Isi pelajaran yang diberikan di lembaga pendidikan, rupanya memang terasa masih belum ada kesesuaian dengan tantangan yang dihadapi setelah mereka lulus. Para siswa diajari ilmu-ilmu dasar, seperti fisika, kimia, sosiologi, psikologi, ekonomi, bahasa Inggris, dan lain-lain. Namun ternyata pengetahuan yang diperolehnya itu belum berhasil dijadikan bekal dalam kehidupan nyata. Tidak sedikit lulusan SMA dan bahkan SMK harus menganggur. Secara jujur harus diakui, bahwa lulusan SMA yang tidak meneruskan ke perguruan tinggi, manakala mereka melamar pekerjaan, maka peluangnya hanya jenis pekerjaan tingkat rendah, seperti menjadi cleaning services, security, sopir, penjaga toko, dan bahkan pembantu rumah tangga. Jenis pekerjaan itu seharusnya tidak perlu tenaga lulusan SMA.

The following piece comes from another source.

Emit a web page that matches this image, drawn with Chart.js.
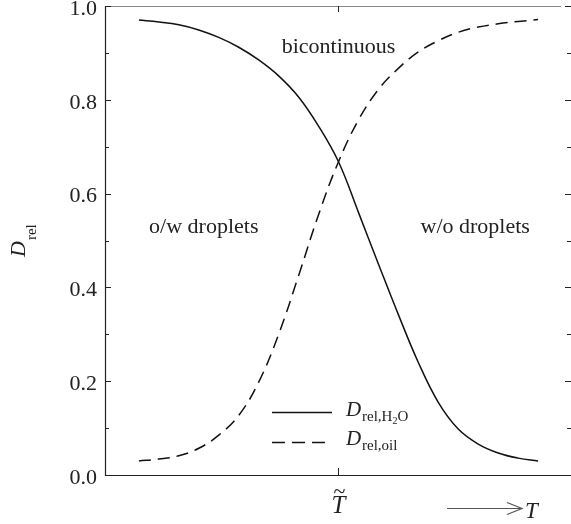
<!DOCTYPE html>
<html>
<head>
<meta charset="utf-8">
<script src="https://cdn.jsdelivr.net/npm/chart.js@4.4.1/dist/chart.umd.min.js"></script>
<style>
  html, body { margin: 0; padding: 0; background: #fff; overflow: hidden; }
  #wrap { width: 571px; height: 524px; position: relative; }
</style>
</head>
<body>
<div id="wrap"><canvas id="mycanvas"></canvas></div>
<script>
// temperature axis, T~ at 0 (arbitrary units)
var temps = [-1.0, -0.9, -0.8, -0.7, -0.6, -0.5, -0.4, -0.3, -0.2, -0.1, 0.0,
             0.1, 0.2, 0.3, 0.4, 0.5, 0.6, 0.7, 0.8, 0.9, 1.0];
var dWater = [0.970, 0.966, 0.960, 0.949, 0.933, 0.912, 0.885, 0.851, 0.806, 0.744, 0.668,
              0.560, 0.450, 0.342, 0.240, 0.155, 0.098, 0.066, 0.047, 0.036, 0.030];
var dOil = [0.030, 0.034, 0.041, 0.057, 0.085, 0.127, 0.198, 0.300, 0.425, 0.555, 0.668,
            0.757, 0.822, 0.867, 0.902, 0.926, 0.944, 0.955, 0.962, 0.967, 0.971];
var yTicks = [0.0, 0.2, 0.4, 0.6, 0.8, 1.0];
var yMinor = [0.1, 0.3, 0.5, 0.7, 0.9];
var regions = [
  { text: 'bicontinuous', x: 0.0, y: 0.90 },
  { text: 'o/w droplets', x: -0.675, y: 0.515 },
  { text: 'w/o droplets', x: 0.685, y: 0.515 }
];

var serif = '"Liberation Serif", "DejaVu Serif", serif';

function pts(ys) {
  var out = [];
  for (var i = 0; i < temps.length; i++) out.push({ x: temps[i], y: ys[i] });
  return out;
}

// draws frame, inner ticks, labels and legend
var decor = {
  id: 'decor',
  afterDraw: function(chart) {
    var ctx = chart.ctx;
    var xs = chart.scales.x, ys = chart.scales.y;
    var a = chart.chartArea;
    var x0 = xs.getPixelForValue(0);
    ctx.save();

    // top border (grey)
    ctx.strokeStyle = '#888';
    ctx.lineWidth = 1.2;
    ctx.beginPath();
    ctx.moveTo(a.left, a.top + 0.5);
    ctx.lineTo(xs.getPixelForValue(1.115), a.top + 0.5);
    ctx.stroke();

    // left + bottom axis
    ctx.strokeStyle = '#222';
    ctx.lineWidth = 1.2;
    ctx.beginPath();
    ctx.moveTo(a.left + 0.5, a.top);
    ctx.lineTo(a.left + 0.5, a.bottom + 0.5);
    ctx.lineTo(a.right, a.bottom + 0.5);
    ctx.stroke();

    // y ticks, inside on both sides
    ctx.lineWidth = 1;
    ctx.beginPath();
    yTicks.forEach(function(v) {
      var py = Math.round(ys.getPixelForValue(v)) + 0.5;
      ctx.moveTo(a.left, py); ctx.lineTo(a.left + 6, py);
      ctx.moveTo(a.right, py); ctx.lineTo(a.right - 6, py);
    });
    yMinor.forEach(function(v) {
      var py = Math.round(ys.getPixelForValue(v)) + 0.5;
      ctx.moveTo(a.left, py); ctx.lineTo(a.left + 4, py);
      ctx.moveTo(a.right, py); ctx.lineTo(a.right - 4, py);
    });
    // T~ tick top and bottom
    var tx = Math.round(x0) + 0.5;
    ctx.moveTo(tx, a.top); ctx.lineTo(tx, a.top + 6);
    ctx.moveTo(tx, a.bottom); ctx.lineTo(tx, a.bottom - 7);
    ctx.stroke();

    // y tick labels
    ctx.fillStyle = '#222';
    ctx.font = '22px ' + serif;
    ctx.textAlign = 'right';
    ctx.textBaseline = 'middle';
    yTicks.forEach(function(v) {
      ctx.fillText(v.toFixed(1), a.left - 8, ys.getPixelForValue(v) + 3);
    });

    // region labels
    ctx.font = '22px ' + serif;
    ctx.textAlign = 'center';
    ctx.textBaseline = 'alphabetic';
    regions.forEach(function(r) {
      ctx.fillText(r.text, xs.getPixelForValue(r.x), ys.getPixelForValue(r.y));
    });

    // y title: D_rel rotated
    ctx.save();
    ctx.translate(25, 257);
    ctx.rotate(-Math.PI / 2);
    ctx.textAlign = 'left';
    ctx.font = 'italic 22px ' + serif;
    ctx.fillText('D', 0, 0);
    var dw = ctx.measureText('D').width;
    ctx.font = '15px ' + serif;
    ctx.fillText('rel', dw + 1, 11);
    ctx.restore();

    // legend
    ctx.strokeStyle = '#111';
    ctx.lineWidth = 1.5;
    ctx.beginPath();
    ctx.moveTo(272, 412.5); ctx.lineTo(332, 412.5);
    ctx.stroke();
    ctx.setLineDash([13, 7]);
    ctx.beginPath();
    ctx.moveTo(272, 442.5); ctx.lineTo(332, 442.5);
    ctx.stroke();
    ctx.setLineDash([]);

    ctx.textAlign = 'left';
    ctx.font = 'italic 21px ' + serif;
    ctx.fillText('D', 346, 416);
    ctx.fillText('D', 346, 445);
    ctx.font = '15px ' + serif;
    ctx.fillText('rel,H', 362, 421);
    var hw = ctx.measureText('rel,H').width;
    ctx.font = '10px ' + serif;
    ctx.fillText('2', 362 + hw, 424);
    var tw = ctx.measureText('2').width;
    ctx.font = '15px ' + serif;
    ctx.fillText('O', 362 + hw + tw, 421);
    ctx.fillText('rel,oil', 362, 450);

    // x labels: T~ and arrow T
    ctx.textAlign = 'center';
    ctx.font = 'italic 25px ' + serif;
    ctx.fillText('T', x0, 513);
    ctx.font = '22px ' + serif;
    ctx.fillText('~', x0 + 1, 498);

    ctx.strokeStyle = '#555';
    ctx.lineWidth = 1.2;
    ctx.beginPath();
    ctx.moveTo(447, 508.5); ctx.lineTo(522, 508.5);
    ctx.moveTo(507, 502.5); ctx.lineTo(522, 508.5); ctx.lineTo(507, 514.5);
    ctx.stroke();
    ctx.textAlign = 'left';
    ctx.font = 'italic 23px ' + serif;
    ctx.fillText('T', 525, 518);

    ctx.restore();
  }
};

var chartdata = {
  datasets: [
    {
      label: 'D rel,H2O',
      data: pts(dWater),
      borderColor: '#111',
      borderWidth: 1.5,
      pointRadius: 0,
      fill: false,
      tension: 0.4
    },
    {
      label: 'D rel,oil',
      data: pts(dOil),
      borderColor: '#111',
      borderWidth: 1.5,
      borderDash: [12, 7],
      pointRadius: 0,
      fill: false,
      tension: 0.4
    }
  ]
};

var ctx = document.getElementById('mycanvas');
var lineGraph = new Chart(ctx, {
  type: 'line',
  data: chartdata,
  options: {
    responsive: true,
    maintainAspectRatio: false,
    animation: false,
    layout: { padding: { left: 105, right: 0, top: 6, bottom: 49 } },
    plugins: { legend: { display: false }, tooltip: { enabled: false } },
    scales: {
      x: { type: 'linear', display: false, min: -1.17, max: 1.165 },
      y: { display: false, min: 0, max: 1.0 }
    }
  },
  plugins: [decor]
});
</script>
</body>
</html>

Dengan demikian, ilmu pengetahuan yang diperoleh hingga sampai di sekolah menengah atas, seolah-olah tidak nyambung atau tidak relevan dengan kenyataan hidup yang dihadapi. Buku-buku yang dipelajari sehari-hari seolah-olah hanya penting untuk menghadapi ujian, agar lulus, dan memperoleh ijazah. Namun setelah ijazah diperoleh, hanya dirasa penting bagi mereka yang akan melanjutkan pendidikan ke perguruan tinggi. Tetapi sebaliknya, bagi yang tidak meneruskan sekolah, maka ijazah itu hanya akan digunakan sebagai bahan dokumentasi atau riwayat hidup belaka.
Mungkin sementara orang beranggapan bahwa, setelah lulus SMA, mereka sudah menjadi semakin cerdas. Tetapi, bukankah seharusnya, ketika mereka disebut sudah cerdas, hidup di tengah-tengah negeri yang subur, kaya potensi alam seperti ini, pasti mampu menangkap peluang dan menciptakan sesuatu untuk menghidupi dirinya. Akan tetapi ternyata tidak begitu. Terbukti, jumlah pengangguran semakin bertambah banyak. Maka, tidak salah dikatakan bahwa, mereka telah mampu meraih ijazah, tetapi belum menjadi kaya ilmu. Rupanya antara pemegang ijazah dan penguasaan ilmu masih ada senjang. Padahal keduanya tidak boleh terpisah. Pemegang ijazah seharusnya sekaligus juga kaya ilmu.
Orang miskin harta biasanya juga miskin ilmu. Hal yang perlu dikhawatirkan dari fenomena banyaknya pengangguran terpelajar selama ini, adalah merupakan akibat dari kekeliruan lembaga pendidikan itu sendiri. Mereka gagal memilih isi pelajaran yang tepat dan belum mampu menyesuaikan kualitas hasilnya dengan tuntutan zaman. Lembaga pendidikan baru berhasil menjadikan para siswa lulus ujian, dan kemudian berhak menerima ijazah. Padahal, tuntutannya adalah mampu menjadikan para lulusannya benar-benar kaya ilmu, kaya kemauan, dan kemudian diberi ijazah. Namun sebaliknya, yang terjadi adalah antara pemegang ijazah, kaya ilmu, dan kaya kemauan, belum saling berkorelasi. Buktinya, pemegang ijazah masih banyak yang belum mampu mendapatkan pekerjaan, di antaranya karena masih miskin ilmu itu.
Sebagaimana dikemukakan di muka, jumlah lembaga pendidikan di negeri ini sudah banyak, mulai dari tingkat dasar hingga perguruan tinggi. Namun kiranya masih ada yang perlu dilihat kembali, ialah terkait isi dan kualitasnya. Para siswa sudah mengikuti pendidikan dan lulus, bahkan juga lulus ujian nasional. Namun anehnya, setelah lulus mereka banyak menganggur. Orang kaya ilmu seharusnya mampu menangkap peluang untuk memenuhi kebutuhan dirinya. Tetapi, tatkala lulusan sekolah nyatanya banyak menganggur. Maka artinya, lembaga pendidikan itu belum meraih keberhasilan yang sebenarnya. Sebagai jalan keluarnya, agar persoalan itu tidak terus menerus berkelanjutan, maka lembaga pendidikan perlu dilihat kembali dan dibenahi secara serius dalam berbagai aspeknya, sehingga ke depan benar-benar mampu melahirkan orang kaya kemauan, kaya ilmu, dan akhirnya juga kaya harta. Wallahu a’lam.